One of the best things about this Interweb thing is the power for people to post, raw and unedited. If you’re looking for good writing — well, there’s a lot more shit to wade through to get to it. But for emotional memory, this is it. It’s like stumbling onto a gigantic meta-diary for the world.

When a blog writer dies, it’s a bit eerie. You can’t always tell if they’ve just grown bored with having a public diary, if they’ve taken an extended break… or if they’re gone. In some cases, you can follow other links from their pages to find notes from friends; in at least one case, the blog of a murder victim helped lead to his killer (if I could find the link in my giant list of archived things, I’d post it).

But reading things like this
are what really inspire me. Not death, or even an online obit from a close friend — but the raw emotion and pain that the medium allows. This is the sort of thing you rarely if ever find in print, edited and sanitized as print tends to be.

And it seems so much more real and pure to me. Perhaps the timeliness of the reading (today versus one or two months out); but more likely, the fact that the words and thoughts and tears are not filtered through editors.

And the whole thing reminds me of meeting Melissa just a few weeks before her grandmother died. I never met her (she had advanced stages of cancer, and so it just never was the right time, too early in the relationship). But I remember after she died, the stories I’d hear in the immediate afterwards — and it was a rough time to be in a new relationship with someone, but something I wouldn’t trade, because I think death brings such real and true emotion to the surface. Years later, you get a whitewashed version of the person, as most of the negative has been ignored or forgotten, but right away, the emotions are too strong to allow for conscious editing, and I think that you get the truest version of that person, as seen through the eyes of others.
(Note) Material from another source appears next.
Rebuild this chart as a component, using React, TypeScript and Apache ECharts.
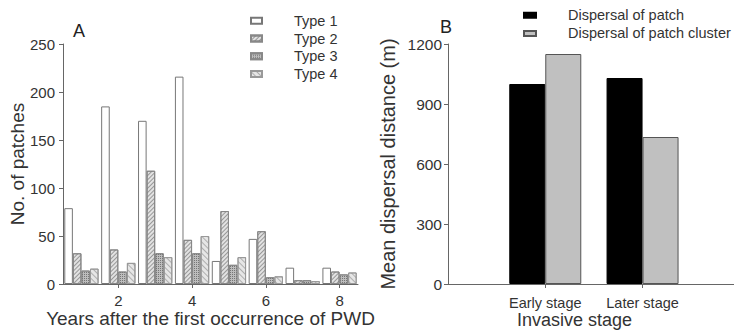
import React, { useEffect, useRef } from 'react';
import * as echarts from 'echarts';

// Panel A data
const years = ['1', '2', '3', '4', '5', '6', '7', '8'];
const type1 = [79, 185, 170, 216, 24, 47, 17, 17];
const type2 = [32, 36, 118, 46, 76, 55, 4, 13];
const type3 = [14, 13, 32, 32, 20, 7, 4, 10];
const type4 = [16, 22, 28, 50, 28, 8, 3, 12];
const seriesNamesA = ['Type 1', 'Type 2', 'Type 3', 'Type 4'];

// Panel B data
const stages = ['Early stage', 'Later stage'];
const stagePositions = [1, 2];
const patchDispersal = [1000, 1030];
const clusterDispersal = [1150, 735];
const seriesNamesB = ['Dispersal of patch', 'Dispersal of patch cluster'];

const FONT = '"Liberation Sans", Arial, sans-serif';
const AXIS_COLOR = '#666';
const TEXT_COLOR = '#333';

export default function App() {
  const ref = useRef<HTMLDivElement>(null);
  useEffect(() => {
    document.body.style.margin = '0';
    const chart = echarts.init(ref.current!, null, { renderer: 'svg' });
    const axisLineStyle = { lineStyle: { color: AXIS_COLOR, width: 1 } };
    const tickStyle = { show: true, inside: false, length: 4, lineStyle: { color: AXIS_COLOR } };
    const labelStyle = { color: TEXT_COLOR, fontSize: 15, fontFamily: FONT };
    const nameStyle = { color: TEXT_COLOR, fontSize: 19, fontFamily: FONT };
    const everyOther = (i: number) => i % 2 === 1;

    const barA = (name: string, data: number[], itemStyle: any) => ({
      name,
      type: 'bar',
      xAxisIndex: 0,
      yAxisIndex: 0,
      data,
      barGap: '0%',
      barCategoryGap: '7%',
      itemStyle,
    });

    chart.setOption({
      animation: false,
      backgroundColor: '#fff',
      title: [
        { text: 'A', left: 73, top: 22, padding: 0, textStyle: { fontSize: 18, fontWeight: 'normal', color: '#222', fontFamily: FONT } },
        { text: 'B', left: 440, top: 18, padding: 0, textStyle: { fontSize: 18, fontWeight: 'normal', color: '#222', fontFamily: FONT } },
      ],
      legend: [
        {
          data: seriesNamesA,
          orient: 'vertical',
          left: 250,
          top: 12,
          padding: 0,
          itemGap: 0,
          itemWidth: 11,
          itemHeight: 6,
          icon: 'rect',
          textStyle: { color: TEXT_COLOR, fontSize: 14.5, fontFamily: FONT, lineHeight: 17.7, padding: [0, 0, 0, 27] },
        },
        {
          data: seriesNamesB,
          orient: 'vertical',
          left: 523,
          top: 6,
          padding: 0,
          itemGap: 0,
          itemWidth: 12,
          itemHeight: 5,
          icon: 'rect',
          textStyle: { color: TEXT_COLOR, fontSize: 14.5, fontFamily: FONT, lineHeight: 18.3, padding: [0, 0, 0, 27] },
        },
      ],
      grid: [
        { left: 63, top: 44, width: 295, height: 240, containLabel: false, outerBoundsMode: 'none' },
        { left: 448, top: 44, width: 286, height: 240, containLabel: false, outerBoundsMode: 'none' },
      ],
      xAxis: [
        {
          type: 'category',
          gridIndex: 0,
          data: years,
          boundaryGap: true,
          axisLine: axisLineStyle,
          axisTick: { ...tickStyle, alignWithLabel: true, interval: everyOther },
          axisLabel: { ...labelStyle, interval: everyOther, margin: 9, lineHeight: 15 },
          name: 'Years after the first occurrence of PWD',
          nameLocation: 'middle',
          nameGap: 25,
          nameMoveOverlap: false,
          nameTextStyle: { ...nameStyle, lineHeight: 19 },
        },
        {
          type: 'value',
          gridIndex: 1,
          min: 0,
          max: 2.94,
          interval: 1,
          splitLine: { show: false },
          axisLine: axisLineStyle,
          axisTick: { ...tickStyle, customValues: stagePositions },
          axisLabel: {
            ...labelStyle,
            fontSize: 14.5,
            margin: 11,
            lineHeight: 15,
            customValues: stagePositions,
            formatter: (v: number) => {
              const i = stagePositions.indexOf(v);
              return i >= 0 ? stages[i] : '';
            },
          },
          name: 'Invasive stage',
          nameLocation: 'middle',
          nameGap: 27,
          nameMoveOverlap: false,
          nameTextStyle: { ...nameStyle, fontSize: 18, lineHeight: 18, padding: [0, 33, 0, 0] },
        },
      ],
      yAxis: [
        {
          type: 'value',
          gridIndex: 0,
          min: 0,
          max: 250,
          interval: 50,
          splitLine: { show: false },
          axisLine: { show: true, ...axisLineStyle },
          axisTick: tickStyle,
          axisLabel: { ...labelStyle, margin: 8 },
          name: 'No. of patches',
          nameLocation: 'middle',
          nameGap: 36,
          nameMoveOverlap: false,
          nameTextStyle: nameStyle,
        },
        {
          type: 'value',
          gridIndex: 1,
          min: 0,
          max: 1200,
          interval: 300,
          splitLine: { show: false },
          axisLine: { show: true, ...axisLineStyle },
          axisTick: tickStyle,
          axisLabel: { ...labelStyle, fontSize: 15.5, margin: 6, formatter: (v: number) => String(v) },
          name: 'Mean dispersal distance (m)',
          nameLocation: 'middle',
          nameGap: 50,
          nameMoveOverlap: false,
          nameTextStyle: { ...nameStyle, fontSize: 20 },
        },
      ],
      series: [
        barA(seriesNamesA[0], type1, { color: '#ffffff', borderColor: '#777', borderWidth: 1 }),
        barA(seriesNamesA[1], type2, {
          color: '#e2e2e2',
          borderColor: '#888',
          borderWidth: 1,
          decal: { symbol: 'rect', symbolSize: 1, color: 'rgba(90,90,90,0.55)', dashArrayX: [1, 0], dashArrayY: [1, 2], rotation: -Math.PI / 4 },
        }),
        barA(seriesNamesA[2], type3, {
          color: '#bdbdbd',
          borderColor: '#888',
          borderWidth: 1,
          decal: { symbol: 'rect', symbolSize: 1, color: 'rgba(70,70,70,0.6)', dashArrayX: [1, 1], dashArrayY: [1, 1], rotation: 0 },
        }),
        barA(seriesNamesA[3], type4, {
          color: '#e6e6e6',
          borderColor: '#999',
          borderWidth: 1,
          decal: { symbol: 'rect', symbolSize: 1, color: 'rgba(120,120,120,0.5)', dashArrayX: [1, 0], dashArrayY: [1, 3], rotation: Math.PI / 4 },
        }),
        {
          name: seriesNamesB[0],
          type: 'bar',
          xAxisIndex: 1,
          yAxisIndex: 1,
          data: stagePositions.map((p, i) => [p, patchDispersal[i]]),
          barWidth: 36,
          barGap: '0%',
          itemStyle: { color: '#000', borderColor: '#000', borderWidth: 1 },
        },
        {
          name: seriesNamesB[1],
          type: 'bar',
          xAxisIndex: 1,
          yAxisIndex: 1,
          data: stagePositions.map((p, i) => [p, clusterDispersal[i]]),
          barWidth: 36,
          barGap: '0%',
          itemStyle: { color: '#c0c0c0', borderColor: '#555', borderWidth: 1 },
        },
      ],
    });
    return () => chart.dispose();
  }, []);
  return <div ref={ref} style={{ position: 'absolute', left: 0, top: 0, width: 734, height: 331 }} />;
}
In fact, I wrote a song about it. Wanna hear it? Here it go:

I did not know you, our lives never touched
‘Til the day they gathered, to bid you farewell
And they painted your picture and as I looked around
I felt I saw you in the words and the sound

Your talent came flowing, through the stories they tell
And through the faces of those who loved you so well
Your life gave them a treasure, a piece of themselves
Something they carry, and still serves them well

Just one life, just one life, just one life
That is born, and is, and is gone, just one life
And I’m so glad to know you, as I know you now

Perhaps inside you, you were messed up like me
But to them you were whole and strong and a friend in their need
And what you left behind you and what swept over me
Says that your life’s work rolls on and on, a piece of eternity

Just one life, just one life, just one life
That is born, and is, and is gone, just one life
Did you ever have a chance to find out
What life is all about

I did not know you, our lives never touched
‘Til the day we gathered, to say our farewell

Okay, fine. Brian May wrote that. But it’s beautiful anyway. So go look for the Back to the Light album, and snap it up.

And then spend ten minutes, quietly, remembering someone that you never knew.

And then get out and live. If not for yourself, for those who can’t.